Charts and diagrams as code
▬▬▬▬▬▬

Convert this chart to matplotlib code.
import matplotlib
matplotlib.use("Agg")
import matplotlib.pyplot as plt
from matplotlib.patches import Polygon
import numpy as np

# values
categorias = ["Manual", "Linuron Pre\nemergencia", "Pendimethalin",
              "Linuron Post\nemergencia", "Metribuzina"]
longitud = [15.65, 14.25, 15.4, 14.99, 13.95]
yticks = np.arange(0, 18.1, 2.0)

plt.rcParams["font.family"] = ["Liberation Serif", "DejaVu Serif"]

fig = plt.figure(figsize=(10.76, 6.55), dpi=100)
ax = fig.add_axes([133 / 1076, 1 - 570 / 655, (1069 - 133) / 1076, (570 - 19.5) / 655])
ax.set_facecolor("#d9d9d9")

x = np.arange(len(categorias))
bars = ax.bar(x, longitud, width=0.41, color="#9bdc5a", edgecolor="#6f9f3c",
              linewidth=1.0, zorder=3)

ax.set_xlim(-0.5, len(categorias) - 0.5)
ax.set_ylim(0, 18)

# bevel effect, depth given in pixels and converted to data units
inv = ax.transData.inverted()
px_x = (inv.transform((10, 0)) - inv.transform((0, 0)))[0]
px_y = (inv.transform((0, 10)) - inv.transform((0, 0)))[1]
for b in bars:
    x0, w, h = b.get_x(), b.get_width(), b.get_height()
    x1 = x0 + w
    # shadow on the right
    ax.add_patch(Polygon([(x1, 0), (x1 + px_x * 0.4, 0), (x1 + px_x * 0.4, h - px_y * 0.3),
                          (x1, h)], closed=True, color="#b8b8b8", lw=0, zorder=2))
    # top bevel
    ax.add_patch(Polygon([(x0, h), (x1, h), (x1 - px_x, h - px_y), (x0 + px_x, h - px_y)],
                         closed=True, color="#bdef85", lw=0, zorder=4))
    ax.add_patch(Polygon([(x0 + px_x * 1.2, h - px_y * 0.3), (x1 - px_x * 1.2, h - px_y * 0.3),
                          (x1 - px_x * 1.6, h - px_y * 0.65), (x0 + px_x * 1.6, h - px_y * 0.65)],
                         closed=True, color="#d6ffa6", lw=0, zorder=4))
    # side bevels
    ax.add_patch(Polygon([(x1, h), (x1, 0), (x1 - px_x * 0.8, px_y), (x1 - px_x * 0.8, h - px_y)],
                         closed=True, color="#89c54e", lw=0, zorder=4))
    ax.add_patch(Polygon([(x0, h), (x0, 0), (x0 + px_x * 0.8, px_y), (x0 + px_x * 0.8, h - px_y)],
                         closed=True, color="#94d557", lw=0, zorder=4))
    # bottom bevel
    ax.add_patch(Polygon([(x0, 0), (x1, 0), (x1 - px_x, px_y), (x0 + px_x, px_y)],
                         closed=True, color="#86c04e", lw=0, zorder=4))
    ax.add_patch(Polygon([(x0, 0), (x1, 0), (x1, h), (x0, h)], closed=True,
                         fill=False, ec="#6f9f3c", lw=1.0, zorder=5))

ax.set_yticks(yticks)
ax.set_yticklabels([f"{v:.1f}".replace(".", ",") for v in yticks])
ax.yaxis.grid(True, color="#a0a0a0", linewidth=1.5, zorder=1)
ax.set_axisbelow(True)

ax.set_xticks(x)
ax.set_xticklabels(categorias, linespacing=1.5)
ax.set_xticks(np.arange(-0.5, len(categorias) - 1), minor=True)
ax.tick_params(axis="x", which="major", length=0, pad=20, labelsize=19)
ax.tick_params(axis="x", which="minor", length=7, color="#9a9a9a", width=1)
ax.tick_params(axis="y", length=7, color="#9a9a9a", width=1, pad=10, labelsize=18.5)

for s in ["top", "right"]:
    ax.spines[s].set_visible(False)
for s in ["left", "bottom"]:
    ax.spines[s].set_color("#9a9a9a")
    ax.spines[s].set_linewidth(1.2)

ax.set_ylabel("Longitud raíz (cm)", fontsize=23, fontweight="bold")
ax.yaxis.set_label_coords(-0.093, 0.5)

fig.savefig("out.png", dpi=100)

▬▬▬▬▬▬

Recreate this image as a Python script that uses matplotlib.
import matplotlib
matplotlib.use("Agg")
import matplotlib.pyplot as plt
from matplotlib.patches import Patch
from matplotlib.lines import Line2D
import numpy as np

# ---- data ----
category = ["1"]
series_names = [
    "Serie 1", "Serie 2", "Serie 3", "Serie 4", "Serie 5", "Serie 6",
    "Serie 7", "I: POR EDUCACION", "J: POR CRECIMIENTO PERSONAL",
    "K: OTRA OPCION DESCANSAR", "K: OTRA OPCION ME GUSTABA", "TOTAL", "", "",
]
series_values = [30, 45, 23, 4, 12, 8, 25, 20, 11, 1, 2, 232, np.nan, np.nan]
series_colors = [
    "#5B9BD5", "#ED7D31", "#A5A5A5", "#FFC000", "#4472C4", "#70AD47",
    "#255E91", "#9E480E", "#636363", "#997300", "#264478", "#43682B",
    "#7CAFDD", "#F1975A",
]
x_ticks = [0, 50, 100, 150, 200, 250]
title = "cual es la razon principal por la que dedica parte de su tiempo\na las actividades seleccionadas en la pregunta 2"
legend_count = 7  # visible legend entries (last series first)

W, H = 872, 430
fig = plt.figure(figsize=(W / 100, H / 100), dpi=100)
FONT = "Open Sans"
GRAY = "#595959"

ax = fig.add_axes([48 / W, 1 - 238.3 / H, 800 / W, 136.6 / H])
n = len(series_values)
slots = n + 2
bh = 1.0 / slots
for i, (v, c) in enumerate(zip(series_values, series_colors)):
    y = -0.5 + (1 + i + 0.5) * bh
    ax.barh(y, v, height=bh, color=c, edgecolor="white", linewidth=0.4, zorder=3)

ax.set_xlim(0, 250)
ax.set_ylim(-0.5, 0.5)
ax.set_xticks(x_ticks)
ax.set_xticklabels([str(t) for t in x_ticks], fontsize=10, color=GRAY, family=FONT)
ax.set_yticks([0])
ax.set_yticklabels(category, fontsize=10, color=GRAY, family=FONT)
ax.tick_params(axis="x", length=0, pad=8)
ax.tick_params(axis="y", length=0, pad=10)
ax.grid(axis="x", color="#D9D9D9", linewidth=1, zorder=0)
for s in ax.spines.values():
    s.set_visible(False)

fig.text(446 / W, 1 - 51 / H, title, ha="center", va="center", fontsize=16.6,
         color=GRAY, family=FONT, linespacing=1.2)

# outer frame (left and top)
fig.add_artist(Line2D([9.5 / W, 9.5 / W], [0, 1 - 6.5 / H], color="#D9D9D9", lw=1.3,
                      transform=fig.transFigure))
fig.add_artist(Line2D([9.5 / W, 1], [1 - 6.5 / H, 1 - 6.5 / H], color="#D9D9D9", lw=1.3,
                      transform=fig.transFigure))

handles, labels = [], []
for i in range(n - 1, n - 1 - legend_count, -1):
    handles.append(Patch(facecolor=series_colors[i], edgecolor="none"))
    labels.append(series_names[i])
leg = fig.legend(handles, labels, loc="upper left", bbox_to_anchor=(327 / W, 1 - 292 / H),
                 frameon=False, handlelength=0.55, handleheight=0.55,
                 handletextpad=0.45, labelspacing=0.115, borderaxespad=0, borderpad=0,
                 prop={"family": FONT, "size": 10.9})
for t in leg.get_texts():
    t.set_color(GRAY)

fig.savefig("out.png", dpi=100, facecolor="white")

▬▬▬▬▬▬

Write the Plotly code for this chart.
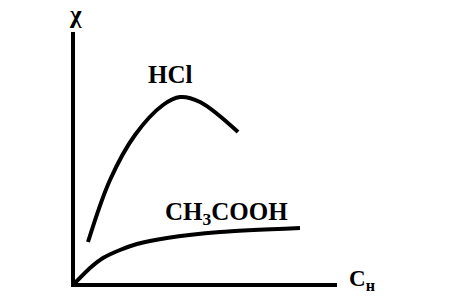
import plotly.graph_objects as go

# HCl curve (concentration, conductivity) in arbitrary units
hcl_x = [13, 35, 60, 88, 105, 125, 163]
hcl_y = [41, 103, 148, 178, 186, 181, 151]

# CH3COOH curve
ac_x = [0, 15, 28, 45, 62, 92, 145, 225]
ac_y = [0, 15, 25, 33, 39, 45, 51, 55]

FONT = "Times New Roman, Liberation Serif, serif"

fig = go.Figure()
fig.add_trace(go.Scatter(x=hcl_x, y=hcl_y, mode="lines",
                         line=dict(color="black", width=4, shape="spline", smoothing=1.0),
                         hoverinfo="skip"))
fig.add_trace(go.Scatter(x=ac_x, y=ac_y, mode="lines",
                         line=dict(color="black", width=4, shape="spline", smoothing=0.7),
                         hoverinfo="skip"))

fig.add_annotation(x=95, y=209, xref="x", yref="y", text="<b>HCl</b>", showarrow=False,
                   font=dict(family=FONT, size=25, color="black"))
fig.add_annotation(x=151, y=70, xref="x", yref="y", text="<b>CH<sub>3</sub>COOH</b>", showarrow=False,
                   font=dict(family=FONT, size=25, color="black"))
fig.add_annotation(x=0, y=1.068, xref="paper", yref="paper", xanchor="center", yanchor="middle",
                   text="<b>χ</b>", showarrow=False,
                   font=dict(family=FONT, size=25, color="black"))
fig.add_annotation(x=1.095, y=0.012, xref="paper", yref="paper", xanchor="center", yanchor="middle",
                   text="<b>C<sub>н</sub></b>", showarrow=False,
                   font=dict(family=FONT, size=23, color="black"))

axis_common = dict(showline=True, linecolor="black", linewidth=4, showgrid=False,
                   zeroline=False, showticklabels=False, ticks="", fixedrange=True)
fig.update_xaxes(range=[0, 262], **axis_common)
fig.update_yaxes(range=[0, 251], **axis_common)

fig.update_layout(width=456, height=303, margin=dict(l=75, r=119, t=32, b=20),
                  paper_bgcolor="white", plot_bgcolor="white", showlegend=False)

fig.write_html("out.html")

▬▬▬▬▬▬

▶ _SET EXERCISE_: Each line from the one containing "Convert this chart to matplotlib code." through the one containing "ax.set_ylim(0, 18)" must be retyped exactly, the first and last of these included.

▶ _SOLVED EXERCISE_:
Convert this chart to matplotlib code.
import matplotlib
matplotlib.use("Agg")
import matplotlib.pyplot as plt
from matplotlib.patches import Polygon
import numpy as np

# values
categorias = ["Manual", "Linuron Pre\nemergencia", "Pendimethalin",
              "Linuron Post\nemergencia", "Metribuzina"]
longitud = [15.65, 14.25, 15.4, 14.99, 13.95]
yticks = np.arange(0, 18.1, 2.0)

plt.rcParams["font.family"] = ["Liberation Serif", "DejaVu Serif"]

fig = plt.figure(figsize=(10.76, 6.55), dpi=100)
ax = fig.add_axes([133 / 1076, 1 - 570 / 655, (1069 - 133) / 1076, (570 - 19.5) / 655])
ax.set_facecolor("#d9d9d9")

x = np.arange(len(categorias))
bars = ax.bar(x, longitud, width=0.41, color="#9bdc5a", edgecolor="#6f9f3c",
              linewidth=1.0, zorder=3)

ax.set_xlim(-0.5, len(categorias) - 0.5)
ax.set_ylim(0, 18)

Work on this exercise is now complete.